### Requirement
Do not include the pictures; repeat the rest of the data exactly.

### Information shown

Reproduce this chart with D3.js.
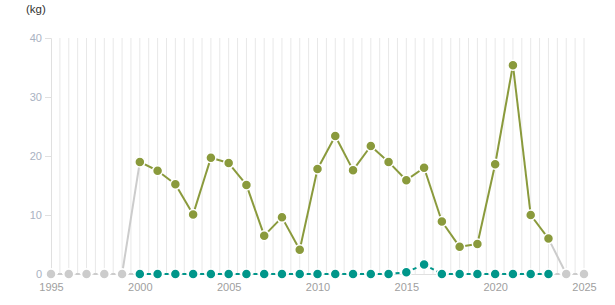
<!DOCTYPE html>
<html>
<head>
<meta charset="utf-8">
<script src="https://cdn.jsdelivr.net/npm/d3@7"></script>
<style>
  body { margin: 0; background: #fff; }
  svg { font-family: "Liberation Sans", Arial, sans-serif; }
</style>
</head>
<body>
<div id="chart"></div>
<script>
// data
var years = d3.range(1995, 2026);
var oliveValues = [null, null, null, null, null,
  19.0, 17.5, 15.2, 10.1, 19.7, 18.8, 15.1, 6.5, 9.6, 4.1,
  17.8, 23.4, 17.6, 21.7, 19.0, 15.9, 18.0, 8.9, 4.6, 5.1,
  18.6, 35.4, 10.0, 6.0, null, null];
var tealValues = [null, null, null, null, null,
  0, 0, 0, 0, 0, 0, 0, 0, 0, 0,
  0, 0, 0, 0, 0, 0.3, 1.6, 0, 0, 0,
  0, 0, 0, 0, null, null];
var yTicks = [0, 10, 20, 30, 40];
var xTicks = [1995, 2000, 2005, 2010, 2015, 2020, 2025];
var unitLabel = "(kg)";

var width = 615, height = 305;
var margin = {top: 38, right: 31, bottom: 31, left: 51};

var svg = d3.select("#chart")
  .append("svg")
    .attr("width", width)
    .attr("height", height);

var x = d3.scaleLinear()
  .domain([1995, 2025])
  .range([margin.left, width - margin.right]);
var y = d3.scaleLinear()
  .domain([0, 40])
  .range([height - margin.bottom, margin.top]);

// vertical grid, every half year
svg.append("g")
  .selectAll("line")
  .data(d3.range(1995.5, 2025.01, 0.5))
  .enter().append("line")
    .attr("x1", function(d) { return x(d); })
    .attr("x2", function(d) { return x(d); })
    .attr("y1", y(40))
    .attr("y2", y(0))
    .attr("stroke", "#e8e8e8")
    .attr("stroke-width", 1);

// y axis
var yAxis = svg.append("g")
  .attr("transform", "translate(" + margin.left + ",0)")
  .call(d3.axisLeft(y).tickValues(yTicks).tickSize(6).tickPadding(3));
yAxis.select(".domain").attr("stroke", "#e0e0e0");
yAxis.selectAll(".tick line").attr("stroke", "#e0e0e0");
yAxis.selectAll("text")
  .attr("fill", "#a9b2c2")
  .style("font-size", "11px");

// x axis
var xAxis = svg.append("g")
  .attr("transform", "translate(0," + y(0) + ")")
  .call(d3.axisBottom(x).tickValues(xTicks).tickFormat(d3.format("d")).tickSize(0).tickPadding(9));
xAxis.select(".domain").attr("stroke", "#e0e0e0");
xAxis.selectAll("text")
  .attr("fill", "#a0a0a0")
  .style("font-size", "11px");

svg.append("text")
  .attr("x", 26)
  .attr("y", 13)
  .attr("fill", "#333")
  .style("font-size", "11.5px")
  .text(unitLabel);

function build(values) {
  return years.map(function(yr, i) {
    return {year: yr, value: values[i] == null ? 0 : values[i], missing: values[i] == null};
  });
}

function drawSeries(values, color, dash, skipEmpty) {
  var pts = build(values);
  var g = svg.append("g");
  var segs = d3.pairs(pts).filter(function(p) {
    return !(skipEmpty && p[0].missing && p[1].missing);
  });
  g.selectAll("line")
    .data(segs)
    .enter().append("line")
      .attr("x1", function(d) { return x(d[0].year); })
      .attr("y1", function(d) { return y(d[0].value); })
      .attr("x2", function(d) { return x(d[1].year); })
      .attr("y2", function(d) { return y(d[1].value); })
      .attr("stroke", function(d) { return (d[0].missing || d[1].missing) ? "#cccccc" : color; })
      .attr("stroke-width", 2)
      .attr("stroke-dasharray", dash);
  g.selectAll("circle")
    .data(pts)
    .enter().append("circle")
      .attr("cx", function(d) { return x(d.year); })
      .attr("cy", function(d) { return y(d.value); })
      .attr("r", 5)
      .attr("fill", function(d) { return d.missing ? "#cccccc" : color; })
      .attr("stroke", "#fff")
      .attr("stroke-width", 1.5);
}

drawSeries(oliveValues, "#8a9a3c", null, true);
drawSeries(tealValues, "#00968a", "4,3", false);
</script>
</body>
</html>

### Exercise result
Reproduce this chart with D3.js.
<!DOCTYPE html>
<html>
<head>
<meta charset="utf-8">
<script src="https://cdn.jsdelivr.net/npm/d3@7"></script>
<style>
  body { margin: 0; background: #fff; }
  svg { font-family: "Liberation Sans", Arial, sans-serif; }
</style>
</head>
<body>
<div id="chart"></div>
<script>
// data
var years = d3.range(1995, 2026);
var oliveValues = [null, null, null, null, null,
  19.0, 17.5, 15.2, 10.1, 19.7, 18.8, 15.1, 6.5, 9.6, 4.1,
  17.8, 23.4, 17.6, 21.7, 19.0, 15.9, 18.0, 8.9, 4.6, 5.1,
  18.6, 35.4, 10.0, 6.0, null, null];
var tealValues = [null, null, null, null, null,
  0, 0, 0, 0, 0, 0, 0, 0, 0, 0,
  0, 0, 0, 0, 0, 0.3, 1.6, 0, 0, 0,
  0, 0, 0, 0, null, null];
var yTicks = [0, 10, 20, 30, 40];
var xTicks = [1995, 2000, 2005, 2010, 2015, 2020, 2025];
var unitLabel = "(kg)";

var width = 615, height = 305;
var margin = {top: 38, right: 31, bottom: 31, left: 51};

var svg = d3.select("#chart")
  .append("svg")
    .attr("width", width)
    .attr("height", height);

var x = d3.scaleLinear()
  .domain([1995, 2025])
  .range([margin.left, width - margin.right]);
var y = d3.scaleLinear()
  .domain([0, 40])
  .range([height - margin.bottom, margin.top]);

// vertical grid, every half year
svg.append("g")
  .selectAll("line")
  .data(d3.range(1995.5, 2025.01, 0.5))
  .enter().append("line")
    .attr("x1", function(d) { return x(d); })
    .attr("x2", function(d) { return x(d); })
    .attr("y1", y(40))
    .attr("y2", y(0))
    .attr("stroke", "#e8e8e8")
    .attr("stroke-width", 1);

// y axis
var yAxis = svg.append("g")
  .attr("transform", "translate(" + margin.left + ",0)")
  .call(d3.axisLeft(y).tickValues(yTicks).tickSize(6).tickPadding(3));
yAxis.select(".domain").attr("stroke", "#e0e0e0");
yAxis.selectAll(".tick line").attr("stroke", "#e0e0e0");
yAxis.selectAll("text")
  .attr("fill", "#a9b2c2")
  .style("font-size", "11px");

// x axis
var xAxis = svg.append("g")
  .attr("transform", "translate(0," + y(0) + ")")
  .call(d3.axisBottom(x).tickValues(xTicks).tickFormat(d3.format("d")).tickSize(0).tickPadding(9));
xAxis.select(".domain").attr("stroke", "#e0e0e0");
xAxis.selectAll("text")
  .attr("fill", "#a0a0a0")
  .style("font-size", "11px");

svg.append("text")
  .attr("x", 26)
  .attr("y", 13)
  .attr("fill", "#333")
  .style("font-size", "11.5px")
  .text(unitLabel);

function build(values) {
  return years.map(function(yr, i) {
    return {year: yr, value: values[i] == null ? 0 : values[i], missing: values[i] == null};
  });
}

function drawSeries(values, color, dash, skipEmpty) {
  var pts = build(values);
  var g = svg.append("g");
  var segs = d3.pairs(pts).filter(function(p) {
    return !(skipEmpty && p[0].missing && p[1].missing);
  });
  g.selectAll("line")
    .data(segs)
    .enter().append("line")
      .attr("x1", function(d) { return x(d[0].year); })
      .attr("y1", function(d) { return y(d[0].value); })
      .attr("x2", function(d) { return x(d[1].year); })
      .attr("y2", function(d) { return y(d[1].value); })
      .attr("stroke", function(d) { return (d[0].missing || d[1].missing) ? "#cccccc" : color; })
      .attr("stroke-width", 2)
      .attr("stroke-dasharray", dash);
  g.selectAll("circle")
    .data(pts)
    .enter().append("circle")
      .attr("cx", function(d) { return x(d.year); })
      .attr("cy", function(d) { return y(d.value); })
      .attr("r", 5)
      .attr("fill", function(d) { return d.missing ? "#cccccc" : color; })
      .attr("stroke", "#fff")
      .attr("stroke-width", 1.5);
}

drawSeries(oliveValues, "#8a9a3c", null, true);
drawSeries(tealValues, "#00968a", "4,3", false);
</script>
</body>
</html>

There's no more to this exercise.